Dr Yeow Poon, chairman of ECBF, has spent the last two years based in South East Asia and spoke of the need to develop a full perspective on China’s long term plans and ambitions. He stressed the way in which, in the wake of economic success, the country is taking on a wider leadership role leading to even more dramatic, transforming investment across and beyond Asia. China is committing significant resources to the establishment of an Asian Development Bank to fund infrastructure and other development. The romance of the Silk Road – the historic trade route from the Far East to the Mediterranean – is being used to market the new connections. Through rail links from China into the heart of Europe to speed the movement of goods are already largely in place.

James Ng of JN Legal Consulting drew on his experience with clients across China for over a decade to underline the advantages in seeing this city and region through Chinese eyes. He pointed out that many of those eyes will be looking at Birmingham very specifically in only a few weeks when the Barclaycard Arena hosts the All England Badminton Championships, one of the sport’s most prestigious competitions which in all probability will again be dominated by players from China and the Far East. The event has massive media coverage and public interest there – and will continue to be held in Birmingham for the next six years. James questioned whether Birmingham fully exploits the opportunity provided by this kind of platform.

Anthony McCourt of Court Collaboration told the story of his own small company and its growing success identifying private Chinese investors eagerly looking for opportunities overseas. He felt that this came down – for a small company – to making the time honoured decision to go out into a new territory, build connections and trust and develop from there (not so different from the ancient Silk Road approach). Policy initiatives within China such as the free trade zone created in Shanghai, and being considered elsewhere, were making it more straightforward for Chinese investors to make legitimate investments overseas.

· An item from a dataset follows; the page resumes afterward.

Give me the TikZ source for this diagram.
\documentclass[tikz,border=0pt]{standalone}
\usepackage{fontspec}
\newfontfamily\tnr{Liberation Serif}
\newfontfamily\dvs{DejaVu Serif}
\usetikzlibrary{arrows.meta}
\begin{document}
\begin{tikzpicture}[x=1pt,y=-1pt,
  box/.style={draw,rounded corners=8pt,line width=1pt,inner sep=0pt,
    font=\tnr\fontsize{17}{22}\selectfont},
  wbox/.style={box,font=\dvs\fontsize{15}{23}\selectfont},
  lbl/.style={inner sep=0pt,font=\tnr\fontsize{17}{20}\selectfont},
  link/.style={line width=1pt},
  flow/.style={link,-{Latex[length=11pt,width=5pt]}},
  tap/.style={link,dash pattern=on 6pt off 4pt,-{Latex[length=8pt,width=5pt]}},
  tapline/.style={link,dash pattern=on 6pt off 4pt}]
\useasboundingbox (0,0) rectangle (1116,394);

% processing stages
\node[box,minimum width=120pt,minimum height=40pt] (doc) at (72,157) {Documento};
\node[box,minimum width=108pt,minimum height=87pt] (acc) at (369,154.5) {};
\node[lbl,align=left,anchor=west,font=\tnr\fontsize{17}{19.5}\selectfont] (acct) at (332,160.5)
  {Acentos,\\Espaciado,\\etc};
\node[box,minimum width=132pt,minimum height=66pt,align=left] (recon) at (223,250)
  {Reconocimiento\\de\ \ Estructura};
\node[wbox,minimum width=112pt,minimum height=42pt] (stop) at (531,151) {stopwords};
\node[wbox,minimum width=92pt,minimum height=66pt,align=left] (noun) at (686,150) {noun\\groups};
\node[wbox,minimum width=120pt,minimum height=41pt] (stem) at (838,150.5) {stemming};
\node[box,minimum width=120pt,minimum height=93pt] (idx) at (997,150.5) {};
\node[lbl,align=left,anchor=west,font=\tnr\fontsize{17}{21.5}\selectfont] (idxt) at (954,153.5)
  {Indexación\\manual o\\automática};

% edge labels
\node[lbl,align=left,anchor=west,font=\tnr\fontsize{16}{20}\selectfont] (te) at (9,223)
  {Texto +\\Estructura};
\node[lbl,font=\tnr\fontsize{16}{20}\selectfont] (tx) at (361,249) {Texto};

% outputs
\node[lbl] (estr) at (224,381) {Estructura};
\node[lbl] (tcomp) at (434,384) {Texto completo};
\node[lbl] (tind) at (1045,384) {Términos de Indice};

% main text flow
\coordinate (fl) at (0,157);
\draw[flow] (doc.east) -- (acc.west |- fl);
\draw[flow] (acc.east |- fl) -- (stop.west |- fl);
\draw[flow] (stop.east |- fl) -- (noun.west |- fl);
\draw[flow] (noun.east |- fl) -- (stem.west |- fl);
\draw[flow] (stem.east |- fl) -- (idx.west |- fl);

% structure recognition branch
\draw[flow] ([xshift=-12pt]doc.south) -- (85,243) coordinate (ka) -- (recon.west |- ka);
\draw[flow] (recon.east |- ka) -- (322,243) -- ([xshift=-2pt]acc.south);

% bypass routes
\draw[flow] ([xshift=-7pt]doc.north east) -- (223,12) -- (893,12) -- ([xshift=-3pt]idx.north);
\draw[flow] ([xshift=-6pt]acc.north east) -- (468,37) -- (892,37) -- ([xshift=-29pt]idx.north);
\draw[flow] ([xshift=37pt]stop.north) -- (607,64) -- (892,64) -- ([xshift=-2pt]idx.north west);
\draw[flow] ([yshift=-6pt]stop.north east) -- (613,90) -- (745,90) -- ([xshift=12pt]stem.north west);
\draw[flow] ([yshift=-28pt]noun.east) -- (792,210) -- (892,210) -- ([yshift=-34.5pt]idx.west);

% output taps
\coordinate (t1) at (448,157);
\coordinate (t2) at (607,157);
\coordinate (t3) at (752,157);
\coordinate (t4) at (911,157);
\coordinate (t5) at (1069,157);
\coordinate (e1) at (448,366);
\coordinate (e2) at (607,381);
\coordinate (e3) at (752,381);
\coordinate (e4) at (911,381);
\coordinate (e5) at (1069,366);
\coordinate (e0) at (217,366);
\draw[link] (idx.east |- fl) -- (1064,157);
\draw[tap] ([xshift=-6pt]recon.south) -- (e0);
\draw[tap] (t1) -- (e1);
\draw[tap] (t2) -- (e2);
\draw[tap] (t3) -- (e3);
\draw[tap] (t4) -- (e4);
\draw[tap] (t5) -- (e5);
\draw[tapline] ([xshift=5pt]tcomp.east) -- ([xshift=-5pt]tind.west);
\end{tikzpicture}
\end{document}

The ensuing discussion centred on looking at how Greater Birmingham might capitalise on the achievements there have been to date in what is a hugely competitive arena. There is a – perhaps rueful – acknowledgement that current success in exports sits on a quite narrow base of businesses making real inroads into the Chinese market.

Sir Albert stressed that the City Council would continue to play its part recognising that the role that government and local government played in economic relations in China and the way in which well managed civic relations can broker and sustain business relations. Marketing Birmingham’s brief on winning new investment continues to have a particular focus on China as a target market. He also noted that in other UK cities competing for Chinese investment, the private sector had stepped up to the mark in creating a collaborative approach to better engage and present their area’s opportunities to the Chinese market. Maybe there is fuller scope for that in Birmingham and the Midlands.

The Manchester China Forum – promoting Manchester’s offer to China – is heavily billed as being business-led but the real running (certainly the chairmanship) seems to sit with Manchester Airports Group which is majority-owned by the Greater Manchester local authorities. MCF is heavily engaged in new air route development to China and the Airport City Enterprise Zone. With characteristic Manchester chutzpah, rather more has been made of the modest involvement of a Chinese construction and development business in the Airport scheme than their investment might actually merit.